Langer, along with Peter Gangl, Antoine Laurain, Houcine Meftahi, and Kevin Sturm, co-authored a paper publishing tomorrow in the SIAM Journal on Scientific Computing that utilizes shape optimization techniques to enhance the performance of an electric motor. “By means of shape optimization methods, optimal motor geometries which could not be imagined beforehand can now be determined,” says Langer.
Shape optimization problems are typically solved by minimizing the cost function, a mathematical formula that predicts the losses (or ‘cost’) corresponding with a process; the end goal is the creation of an optimal shape, one that minimizes the cost function while meeting certain constraints.
Langer and his coauthors apply optimization techniques to an interior permanent magnet (IPM) brushless electric motor, the kind sometimes used in washing machines, computer cooling fans, and assembly tools. The motor’s inner rotor contains an iron core and permanent magnets. Because not all parts of the rotor’s geometry are able to be altered, the authors identify a modifiable design subregion in the rotor’s iron core on which to apply shape optimization. Their objective is to improve the workings of the rotor, thus resulting in a smoother, more desirable rotation pattern.

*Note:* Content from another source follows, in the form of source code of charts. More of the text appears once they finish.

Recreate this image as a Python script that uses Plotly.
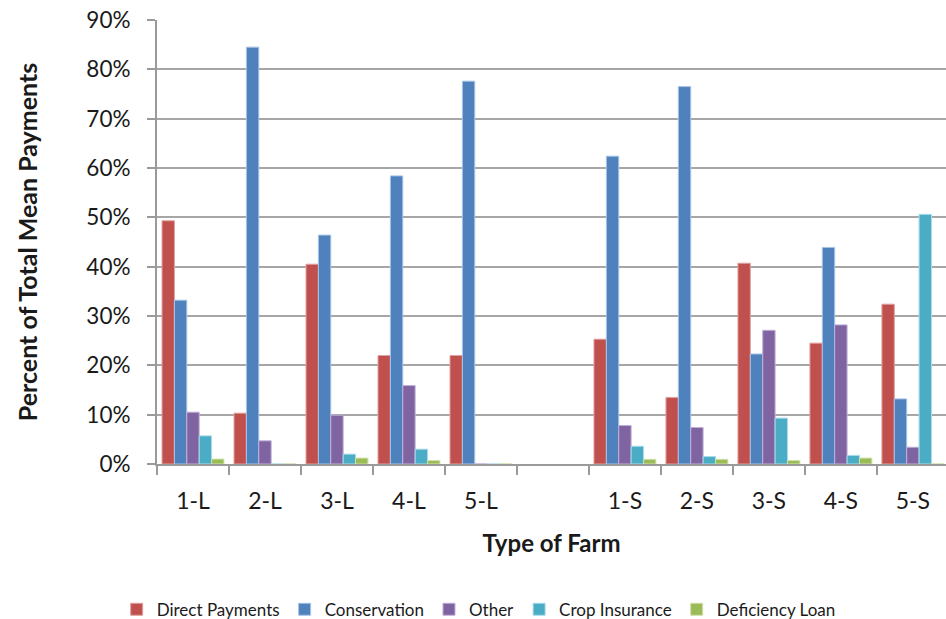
import plotly.graph_objects as go

categories = ["1-L", "2-L", "3-L", "4-L", "5-L", " ", "1-S", "2-S", "3-S", "4-S", "5-S"]

direct_payments = [0.493, 0.103, 0.405, 0.220, 0.220, None, 0.253, 0.135, 0.407, 0.245, 0.324]
conservation    = [0.332, 0.845, 0.464, 0.584, 0.776, None, 0.624, 0.765, 0.223, 0.439, 0.132]
other           = [0.105, 0.047, 0.099, 0.159, 0.0,   None, 0.078, 0.074, 0.271, 0.282, 0.034]
crop_insurance  = [0.057, 0.0,   0.020, 0.030, 0.0,   None, 0.036, 0.015, 0.093, 0.0175, 0.506]
deficiency_loan = [0.010, 0.0,   0.012, 0.007, 0.0,   None, 0.0095, 0.0095, 0.007, 0.012, 0.0]

series = [
    ("Direct Payments", direct_payments, "#C0504D", "#E0A0A0"),
    ("Conservation", conservation, "#4F81BD", "#A8C4E6"),
    ("Other", other, "#8064A2", "#C0B0D8"),
    ("Crop Insurance", crop_insurance, "#4BACC6", "#A8DCEA"),
    ("Deficiency Loan", deficiency_loan, "#9BBB59", "#CFE0A8"),
]

FONT = "Lato"
TEXT = "#1a1a1a"
fig = go.Figure()
for name, vals, color, edge in series:
    fig.add_trace(go.Bar(
        x=categories, y=vals, name=name,
        marker=dict(color=color, line=dict(color=edge, width=1)),
    ))

fig.update_layout(
    width=946, height=619,
    margin=dict(l=157, r=0, t=20, b=155),
    paper_bgcolor="white", plot_bgcolor="white",
    barmode="group", bargap=0.14, bargroupgap=0,
    font=dict(family=FONT, color=TEXT),
    showlegend=True,
    legend=dict(
        orientation="h", xref="container", yref="container",
        x=0.506, xanchor="center", y=0.015, yanchor="middle",
        font=dict(size=17, family=FONT, color=TEXT),
        itemwidth=30, traceorder="normal",
    ),
)

fig.update_xaxes(
    type="category", range=[-0.5, 10.46],
    showline=True, linecolor="#9a9a9a", linewidth=2,
    ticks="outside", tickson="boundaries", ticklen=9, tickcolor="#9a9a9a", tickwidth=2,
    ticklabelstandoff=15,
    tickfont=dict(size=23, family=FONT, color=TEXT),
    title=dict(text="<b>Type of Farm</b>", font=dict(size=24, family=FONT, color=TEXT), standoff=23),
    showgrid=False,
)

fig.update_yaxes(
    range=[0, 0.9], dtick=0.1, tickformat=".0%",
    showline=True, linecolor="#9a9a9a", linewidth=2,
    ticks="outside", ticklen=8, tickcolor="#9a9a9a", tickwidth=2,
    ticklabelstandoff=12,
    showgrid=True, gridcolor="#a6a6a6", gridwidth=1.5,
    zeroline=False,
    tickfont=dict(size=22.5, family=FONT, color=TEXT),
    title=dict(text="<b>Percent of Total Mean Payments</b>", font=dict(size=25, family=FONT, color=TEXT), standoff=42),
)

fig.write_html("out.html")
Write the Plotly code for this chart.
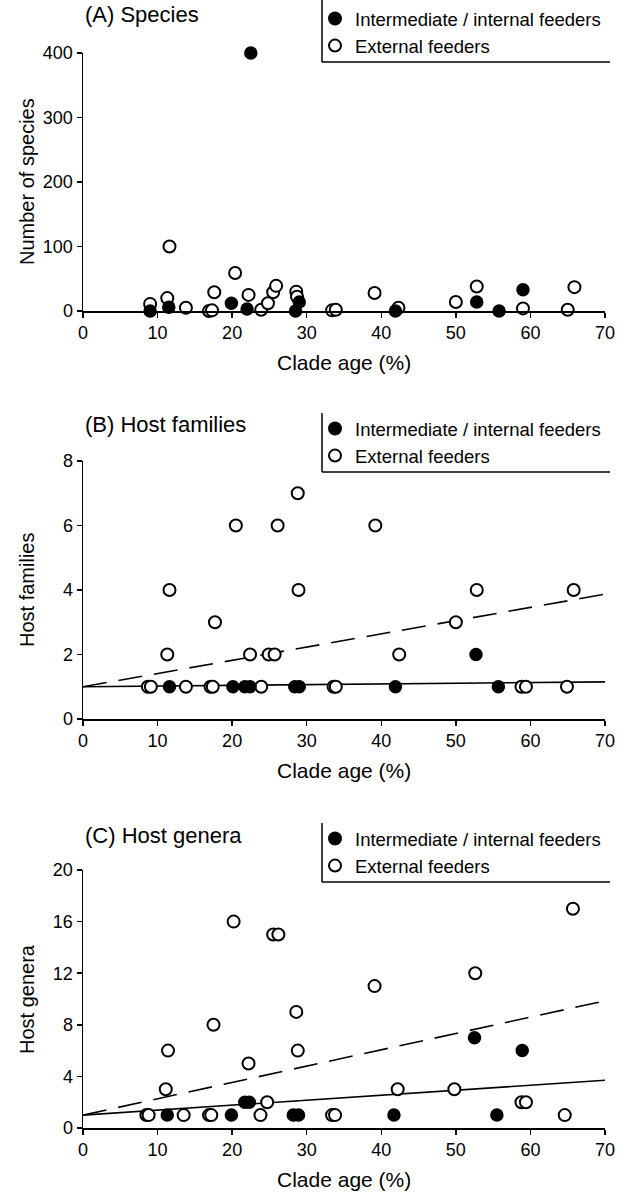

“Differentiating with respect to the shape is more complicated than differentiating a function,” says Antoine Laurain. “In fact, there are many ways to define shape perturbations and differentiation with respect to shapes. The so-called ‘shape derivative’ is one incarnation of these possibilities. It allows us to explore a wide range of possible geometries for the optimization.” Unlike the topological derivative, which generates a shape with uneven contours, the shape derivative employs a smooth alteration of the boundary. Implementing the obtained shape derivative in a numerical algorithm provides a shape that allows the authors to improve the rotation pattern.
The authors’ optimization procedures stem from Lagrangian methods for approaching nonlinear problems, and demonstrate an efficient, exact means of calculating the shape derivative of the cost function. This simple and comprehensive method allows for the treatment of nonlinear partial differential equations (PDEs) and general cost functions, rather than only linear PDEs. Ultimately, their optimization procedures are able to achieve a 27 percent decrease in the cost functional of an IPM brushless electric motor, the particular example explored in the paper.
Now that they have effectively utilized a shape derivative in optimization, the authors hope to experiment further in the future. “We are currently working on the derivation of the so-called ‘topological derivative’ for the same nonlinear optimization problem,” says Peter Gangl. “This quantity indicates regions where a local change of the material would lead to a decrease of the objective function.”
For now, their application of mathematics in the form of a shape-Lagrangian method adapted for nonlinear PDEs results in a shape that improves the electric rotor’s rotation pattern and the motor’s overall performance.